Russian president Vladimir Putin has issued yet another nuclear threat to the West: Russia will consider using nuclear weapons if attacked by any other country.
For months Ukraine has been hoping to launch strikes into Russian territory using Western missiles in an attempt to turn the tide in their ongoing war.
The UK and US have not allowed Ukraine to carry out these missile strikes using weaponry they have provided – and Putin has given the West another reason to be cautious.
Putin said any nuclear power supporting another country’s attack on Russia would be considered a participant in the aggression – a thinly veiled threat to Western countries considering whether to allow Ukraine to use their long-range weapons.
Russia has the largest nuclear stockpile in the world, with 5,580 warheads, making the threat even more chilling.
But which countries have nuclear weapons, and how many? Metro.co.uk has the answers.
North Korea
50
There are nine countries on earth which have formally declared they possess nuclear armament.
It’s thought North Korea has 50 warheads but the material to make double that if desired.
Israel
90
It’s thought that Israel is capable of delivering nuclear bombs by air, as cruise missiles fired from submarines and through the Jericho line of ballistic missiles (that have intermediate to intercontinental range).
Israel has been in possession of nuclear weapons since the 1960s, but it has never formally acknowledged the existence of its nuclear programme, adhering to a policy of nuclear secrecy.
As such, the true scale of its nuclear programme is largely unknown.
India
172
With their stockpile of nuclear weaponry at its largest ever, India’s programmes isn’t designed to help them fight nations from the other side of the world, like many other countries on this list.
They have amassed nukes as a means to defend themselves during conflicts with neighbouring countries such as Pakistan and China.
Pakistan
170
With a similar nuclear capacity as its neighbour and rival India, Pakistan sees nuclear weapons as essential to maintaining national security, mainly to offset India’s military might.

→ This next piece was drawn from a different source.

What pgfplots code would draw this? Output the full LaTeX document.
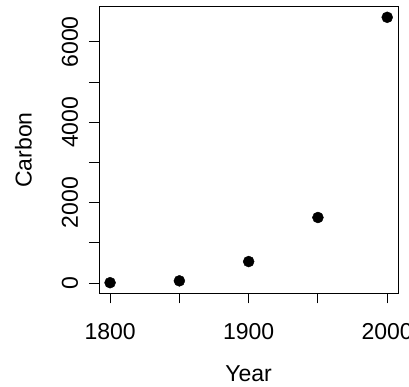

Following the war with India in 1971, Pakistan made great strides towards producing uranium enrichment and plutonium for use in weapons.
This marked the beginning of Pakistan’s nuclear weapons history.
United Kingdom
225
The UK has the fifth highest number of nuclear warheads of all 195 nations on earth – although, as we’ve said, only nine are formally declared to have any at all.
HM Naval Base Clyde in western Scotland is home to the United Kingdom’s nuclear deterrent, while the submarines they would be fired from are based at Faslane.
France
290
The planet’s fourth-biggest stockpiler of weapons of mass destruction is France.
Despite being a friendly nation involved in very few disputes or potential wars, the French have 290 nuclear warheads – all of which are deployed and ready to be fired.
France have, however, scaled back their nuclear arsenal by 50% since the end of the Cold War.
China
500
It will comes as no shock to anyone to discover the identity of the top three in this list. That said, the order of ranking and specific numbers might surprise some.
In third, with 500 warheads is the People’s Republic of China. The Pentagon have said they expect this number to rise to 1,000 warheads by 2030.
USA
5,044
Ahead of China, by some margin, is the United States. With around 5,044 nukes, they’re not far off top spot here in this grim countdown.
That may sound like a lot of nuclear warheads, but at its peak back in 1967, the US had over 32,000 warheads in its extensive arsenal.
It currently has just shy of 2,000 deployed and able to be fired in the event of war.
Russia
5,580
The country to have built and stockpiled the largest number of nukes is, unsurprisingly, Russia.
Historically, Russia has always looked to nuclear arms as its final threat and sought to keep an arsenal comparable – or superior – to that of the United States.
More than 1,600 of the 5,580 that the have are deployed and ready to be fired if called upon.
Iran
Unknown
Iran is transparent about having a nuclear programme but insists that it has developed no warheads and has no plans to.
But ever since the US pulled out of a landmark nuclear non-proliferation treaty in 2018 under then-president Donald Trump, Iran has been ramping up production of fissile material in recent years.
Today, it would likely be able to produce a bomb’s worth of the necessary enriched uranium in less than a week.
It is now believed Tehran has accumulated enough enriched uranium to construct several nuclear bombs, but would struggle to launch them due to a lack of ICBM’s and would be forced to drop them from a plane in a manner similar to the Hiroshima bombing in 1945.